Maintenance in MSR would, of course, be done frequently, like for any industrial equipment, and yet most maintenance would not require shutting down the reactor. The fuel salt is transparent, cameras in the reactor could visually inspect it. The reactor operates at low pressure, replacing a section of pipe would be much simpler than in LWR. Replacing sections of the moderator could be done with the reactor operating, simply have a design where the moderator sections can be lifted out of the reactor. Replacing the chemical processing equipment can be done with the reactor operating, it improves fuel use and allows removing fission products but isn’t essential every moment.
Molten Salt Reactors do not have sodium (pure metallic sodium), that could react explosively with water. Sodium can be the coolant in other types of reactors, such as the Liquid Metal (cooled) Fast Breeder Reactor (LMFBR) or the Monju Nuclear Power Plant. Some types of MSR could use sodium chloride as the coolant, which is very chemically stable.
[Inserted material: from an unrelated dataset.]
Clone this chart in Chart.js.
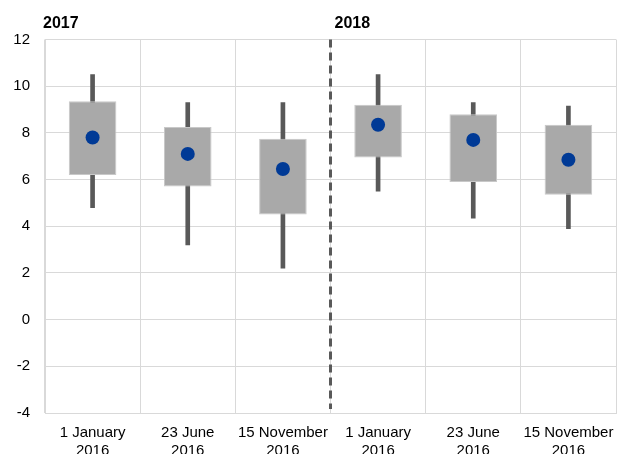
<!DOCTYPE html>
<html>
<head>
<meta charset="utf-8">
<script src="https://cdn.jsdelivr.net/npm/chart.js@4/dist/chart.umd.min.js"></script>
<style>
  html, body { margin: 0; padding: 0; background: #fff; }
  #wrap { width: 617px; height: 454px; position: relative; }
</style>
</head>
<body>
<div id="wrap"><canvas id="c" width="617" height="454"></canvas></div>
<script>
const categories = [
  ['1 January', '2016'], ['23 June', '2016'], ['15 November', '2016'],
  ['1 January', '2016'], ['23 June', '2016'], ['15 November', '2016']
];
const groupLabels = ['2017', '2018'];
const whiskerLow  = [4.8, 3.2, 2.2, 5.5, 4.35, 3.9];
const whiskerHigh = [10.5, 9.3, 9.3, 10.5, 9.3, 9.15];
const boxLow      = [6.2, 5.7, 4.5, 6.95, 5.9, 5.35];
const boxHigh     = [9.35, 8.25, 7.75, 9.2, 8.8, 8.35];
const midValues   = [7.8, 7.1, 6.45, 8.35, 7.7, 6.85];
const yTicks = { min: -4, max: 12, step: 2 };

const FONT = 'Liberation Sans, Arial, sans-serif';

const dividerPlugin = {
  id: 'divider',
  afterDatasetsDraw(chart) {
    const { ctx, chartArea, scales } = chart;
    const x = (scales.x.getPixelForValue(2) + scales.x.getPixelForValue(3)) / 2;
    ctx.save();
    ctx.strokeStyle = '#595959';
    ctx.lineWidth = 3;
    ctx.setLineDash([8, 5]);
    ctx.beginPath();
    ctx.moveTo(x, chartArea.top);
    ctx.lineTo(x, chartArea.bottom - 4);
    ctx.stroke();
    ctx.setLineDash([]);
    ctx.fillStyle = '#000';
    ctx.font = 'bold 16px ' + FONT;
    ctx.textBaseline = 'middle';
    ctx.textAlign = 'left';
    ctx.fillText(groupLabels[0], chartArea.left - 2, 24);
    ctx.fillText(groupLabels[1], x + 4, 24);
    ctx.restore();
  }
};

new Chart(document.getElementById('c'), {
  type: 'bar',
  data: {
    labels: categories,
    datasets: [
      {
        type: 'line',
        data: midValues,
        showLine: false,
        pointRadius: 7,
        pointHoverRadius: 7,
        pointBackgroundColor: '#003A96',
        pointBorderColor: '#003A96',
        pointBorderWidth: 0,
        order: 0
      },
      {
        data: boxLow.map((v, i) => [v, boxHigh[i]]),
        backgroundColor: '#a9a9a9',
        borderColor: '#c8c8c8',
        borderWidth: 1,
        borderSkipped: false,
        grouped: false,
        categoryPercentage: 1,
        barPercentage: 0.5,
        order: 1
      },
      {
        data: whiskerLow.map((v, i) => [v, whiskerHigh[i]]),
        backgroundColor: '#595959',
        borderWidth: 0,
        grouped: false,
        barThickness: 4,
        order: 2
      }
    ]
  },
  options: {
    responsive: false,
    animation: false,
    devicePixelRatio: 1,
    layout: { autoPadding: false, padding: { top: 39.5, right: 1, left: 0, bottom: 0 } },
    plugins: { legend: { display: false }, tooltip: { enabled: false } },
    scales: {
      x: {
        offset: true,
        grid: { color: '#d9d9d9', lineWidth: 1, drawTicks: false, offset: true },
        border: { color: '#d9d9d9' },
        ticks: {
          color: '#000',
          font: { family: FONT, size: 15 },
          padding: 11,
          maxRotation: 0, minRotation: 0, autoSkip: false
        },
        afterFit(scale) {
          scale.height = 41;
          scale.paddingLeft = 0;
          scale.paddingRight = 0;
        }
      },
      y: {
        min: yTicks.min, max: yTicks.max,
        grid: { color: '#d9d9d9', lineWidth: 1, drawTicks: false },
        border: { color: '#d9d9d9' },
        ticks: {
          stepSize: yTicks.step,
          color: '#000',
          font: { family: FONT, size: 15 },
          padding: 15
        },
        afterFit(scale) {
          scale.width = 45;
          scale.paddingTop = 0;
          scale.paddingBottom = 0;
        }
      }
    }
  },
  plugins: [dividerPlugin]
});
</script>
</body>
</html>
Fluoride salts and chloride salts are highly stable; fluorine and chlorine and sodium are highly reactive until they combine with another highly reactive element. MSR use either fluoride salts or chloride salts as the coolant.
Why use gas turbines to convert the heat from the LFTR into electricity? Better to ask why the reactor site would use Brayton cycle turbines, rather than commonly used turbines. The design of the turbine should be efficient at converting heat to electricity, and https://en.wikipedia.org/wiki/Brayton_cycle has higher efficiency than conventional turbines. Also, water (steam) dissolves far more chemicals than inert gasses like helium, and heat transfer units between the reactor salt and the turbine gas have to be long-lasting with both the reactor coolant and the turbine gas. Third, using a gas other than steam in the turbine also makes the reactor site able to function without a large water supply, and without the environmental concerns of the reactor somehow contaminating the water supply like LWR can.
Would you be able to use the spent fuel from a LWR to power a LFTR? I know that you use U 235 or Pu to start up the reactor but could you use any of those to help run the reactor, like adding it in as it runs?
[George’s reply] A LFTR is a specific design of Molten Salt Reactor. LFTR is designed to convert thorium to U233 and fission that, with added equipment for the conversion. Other types of MSR could fission U235 and/or Pu239. If you put U235 or Pu in a LFTR, you would want to adjust the amount of Th you put in (keep the fissile concentration within the broad range the reactor was designed for).
Most of the spent fuel from LWR would be U238, which does not fission well in a thermal spectrum reactor (such as LFTR or LWR). Molten Salt Reactors can be fast spectrum, keeping all the stability and inherent safety of MSR. The moderator would be removed from the design, and since FLiBe salt itself moderates neutrons somewhat, a different salt would probably be used. Different salt would require different reactor vessel materials. Fast Spectrum Molten Salt Reactor Options discusses this.
One benefit of LFTR is you add very-low-radiation thorium to the reactor, so only thorium is shipped to it. With the irrational fear of shipping anything uranium, the most likely place for a LWR-waste burning MSR would be at existing LWR sites, inside the LWR steam containment building. MSR No Long Term Waste Storage goes over some of this.